▶ _Provided data_:
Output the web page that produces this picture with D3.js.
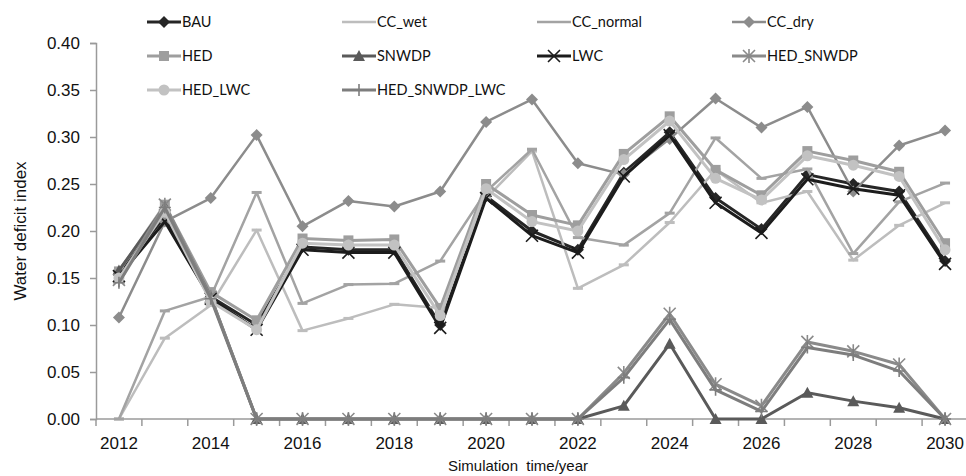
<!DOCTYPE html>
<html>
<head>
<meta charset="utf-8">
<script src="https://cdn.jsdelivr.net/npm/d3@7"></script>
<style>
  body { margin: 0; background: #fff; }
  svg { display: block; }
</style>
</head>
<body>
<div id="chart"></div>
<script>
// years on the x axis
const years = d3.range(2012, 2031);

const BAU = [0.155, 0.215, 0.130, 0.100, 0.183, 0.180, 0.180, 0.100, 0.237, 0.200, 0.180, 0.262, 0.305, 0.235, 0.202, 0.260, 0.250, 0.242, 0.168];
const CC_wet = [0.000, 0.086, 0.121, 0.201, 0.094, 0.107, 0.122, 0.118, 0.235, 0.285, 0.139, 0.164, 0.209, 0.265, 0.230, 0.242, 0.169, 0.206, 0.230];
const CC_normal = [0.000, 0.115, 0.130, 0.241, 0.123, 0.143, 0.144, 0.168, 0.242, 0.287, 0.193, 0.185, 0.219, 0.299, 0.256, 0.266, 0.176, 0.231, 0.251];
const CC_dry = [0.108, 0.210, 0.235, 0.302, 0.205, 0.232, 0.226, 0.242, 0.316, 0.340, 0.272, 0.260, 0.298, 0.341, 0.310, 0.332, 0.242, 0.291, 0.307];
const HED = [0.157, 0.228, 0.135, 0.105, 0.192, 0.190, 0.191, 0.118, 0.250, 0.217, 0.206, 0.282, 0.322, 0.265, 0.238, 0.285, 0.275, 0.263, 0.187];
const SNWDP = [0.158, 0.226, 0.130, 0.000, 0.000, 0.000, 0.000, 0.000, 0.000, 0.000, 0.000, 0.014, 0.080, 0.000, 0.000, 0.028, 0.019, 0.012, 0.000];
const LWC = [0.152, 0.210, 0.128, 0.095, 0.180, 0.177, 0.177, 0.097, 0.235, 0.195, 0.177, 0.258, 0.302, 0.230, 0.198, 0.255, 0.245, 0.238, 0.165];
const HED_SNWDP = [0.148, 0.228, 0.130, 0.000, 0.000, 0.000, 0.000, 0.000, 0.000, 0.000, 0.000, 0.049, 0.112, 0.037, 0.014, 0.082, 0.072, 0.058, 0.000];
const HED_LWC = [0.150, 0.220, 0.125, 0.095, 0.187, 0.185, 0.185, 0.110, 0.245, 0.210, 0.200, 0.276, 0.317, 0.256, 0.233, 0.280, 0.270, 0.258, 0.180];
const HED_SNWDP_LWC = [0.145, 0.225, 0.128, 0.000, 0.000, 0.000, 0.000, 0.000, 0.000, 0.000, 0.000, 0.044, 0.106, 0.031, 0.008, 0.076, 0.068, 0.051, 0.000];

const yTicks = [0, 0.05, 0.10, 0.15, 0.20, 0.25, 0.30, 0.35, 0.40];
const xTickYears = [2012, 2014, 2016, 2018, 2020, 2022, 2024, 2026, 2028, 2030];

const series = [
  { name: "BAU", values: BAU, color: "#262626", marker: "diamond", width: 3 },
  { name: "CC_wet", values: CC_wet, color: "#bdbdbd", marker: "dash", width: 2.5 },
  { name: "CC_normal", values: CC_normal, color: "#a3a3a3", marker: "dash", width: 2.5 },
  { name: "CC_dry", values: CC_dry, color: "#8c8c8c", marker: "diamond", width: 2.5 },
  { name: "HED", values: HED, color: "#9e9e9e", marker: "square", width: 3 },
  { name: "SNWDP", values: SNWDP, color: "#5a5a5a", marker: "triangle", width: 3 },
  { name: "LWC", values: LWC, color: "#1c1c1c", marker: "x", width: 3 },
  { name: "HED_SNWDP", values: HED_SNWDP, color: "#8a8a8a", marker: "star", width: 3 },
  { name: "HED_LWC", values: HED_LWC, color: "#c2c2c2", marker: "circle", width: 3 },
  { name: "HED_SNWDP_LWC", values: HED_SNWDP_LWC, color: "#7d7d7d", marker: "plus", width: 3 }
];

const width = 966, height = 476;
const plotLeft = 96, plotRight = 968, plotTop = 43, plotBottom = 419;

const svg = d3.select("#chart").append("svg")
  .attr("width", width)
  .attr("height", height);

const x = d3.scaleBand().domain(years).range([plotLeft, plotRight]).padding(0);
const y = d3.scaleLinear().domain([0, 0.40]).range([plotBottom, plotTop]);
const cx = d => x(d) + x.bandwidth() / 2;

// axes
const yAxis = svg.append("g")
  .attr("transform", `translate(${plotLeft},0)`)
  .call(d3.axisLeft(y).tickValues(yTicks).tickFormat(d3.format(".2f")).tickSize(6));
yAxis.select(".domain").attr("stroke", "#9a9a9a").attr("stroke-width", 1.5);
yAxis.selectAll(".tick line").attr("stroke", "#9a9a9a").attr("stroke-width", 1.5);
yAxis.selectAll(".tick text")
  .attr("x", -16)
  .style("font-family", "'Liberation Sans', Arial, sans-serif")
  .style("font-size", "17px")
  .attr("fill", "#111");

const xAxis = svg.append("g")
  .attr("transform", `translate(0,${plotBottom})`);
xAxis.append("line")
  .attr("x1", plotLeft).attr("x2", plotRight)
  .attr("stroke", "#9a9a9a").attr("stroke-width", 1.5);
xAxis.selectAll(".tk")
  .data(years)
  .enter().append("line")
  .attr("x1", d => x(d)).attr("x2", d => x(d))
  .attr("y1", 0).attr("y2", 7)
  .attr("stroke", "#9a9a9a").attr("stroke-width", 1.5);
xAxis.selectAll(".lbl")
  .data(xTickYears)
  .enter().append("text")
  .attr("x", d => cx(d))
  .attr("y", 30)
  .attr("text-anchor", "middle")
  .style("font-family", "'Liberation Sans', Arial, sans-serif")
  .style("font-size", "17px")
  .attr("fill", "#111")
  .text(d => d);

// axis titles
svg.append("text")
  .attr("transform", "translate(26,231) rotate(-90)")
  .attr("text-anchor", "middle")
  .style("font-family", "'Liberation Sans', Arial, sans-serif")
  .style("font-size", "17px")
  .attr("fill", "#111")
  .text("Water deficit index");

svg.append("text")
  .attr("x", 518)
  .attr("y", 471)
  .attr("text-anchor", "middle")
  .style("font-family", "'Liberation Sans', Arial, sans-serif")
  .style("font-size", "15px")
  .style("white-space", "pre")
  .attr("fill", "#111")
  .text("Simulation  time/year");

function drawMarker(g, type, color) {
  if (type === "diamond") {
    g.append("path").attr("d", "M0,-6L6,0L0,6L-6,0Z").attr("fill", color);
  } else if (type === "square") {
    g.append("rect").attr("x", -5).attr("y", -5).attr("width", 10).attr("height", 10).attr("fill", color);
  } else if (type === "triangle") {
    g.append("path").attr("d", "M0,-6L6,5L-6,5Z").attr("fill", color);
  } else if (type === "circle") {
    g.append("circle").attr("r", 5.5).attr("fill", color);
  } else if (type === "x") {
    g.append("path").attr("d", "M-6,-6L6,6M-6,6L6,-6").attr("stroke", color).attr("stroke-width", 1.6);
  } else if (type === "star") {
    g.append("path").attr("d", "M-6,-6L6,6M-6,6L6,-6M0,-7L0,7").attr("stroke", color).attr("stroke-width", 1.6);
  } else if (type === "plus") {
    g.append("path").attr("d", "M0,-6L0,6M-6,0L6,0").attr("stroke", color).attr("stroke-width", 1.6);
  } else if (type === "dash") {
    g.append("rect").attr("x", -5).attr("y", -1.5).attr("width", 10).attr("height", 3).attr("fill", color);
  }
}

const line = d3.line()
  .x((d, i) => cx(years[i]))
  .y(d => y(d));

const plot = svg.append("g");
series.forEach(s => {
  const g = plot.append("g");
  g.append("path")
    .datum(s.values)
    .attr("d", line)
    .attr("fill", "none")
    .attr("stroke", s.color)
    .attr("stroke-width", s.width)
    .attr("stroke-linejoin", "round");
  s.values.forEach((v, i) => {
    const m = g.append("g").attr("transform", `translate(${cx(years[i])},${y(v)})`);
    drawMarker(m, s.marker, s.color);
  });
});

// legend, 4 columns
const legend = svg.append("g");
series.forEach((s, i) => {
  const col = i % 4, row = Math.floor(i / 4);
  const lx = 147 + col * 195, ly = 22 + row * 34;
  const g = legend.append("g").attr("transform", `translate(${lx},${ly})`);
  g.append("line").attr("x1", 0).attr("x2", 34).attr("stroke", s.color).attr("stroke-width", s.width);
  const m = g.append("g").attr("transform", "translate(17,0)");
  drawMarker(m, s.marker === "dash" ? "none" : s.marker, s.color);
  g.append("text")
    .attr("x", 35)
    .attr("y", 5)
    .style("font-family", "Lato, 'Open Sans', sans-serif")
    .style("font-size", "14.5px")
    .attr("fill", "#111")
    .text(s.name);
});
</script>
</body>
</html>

▶ _Task to carry out_:
Please quote the lines of the material, beginning with the first and ending with the one that contains "const years = d3.range(2012, 2031);", exactly as written and without any pictures.

▶ _Written solution_:
Output the web page that produces this picture with D3.js.
<!DOCTYPE html>
<html>
<head>
<meta charset="utf-8">
<script src="https://cdn.jsdelivr.net/npm/d3@7"></script>
<style>
  body { margin: 0; background: #fff; }
  svg { display: block; }
</style>
</head>
<body>
<div id="chart"></div>
<script>
// years on the x axis
const years = d3.range(2012, 2031);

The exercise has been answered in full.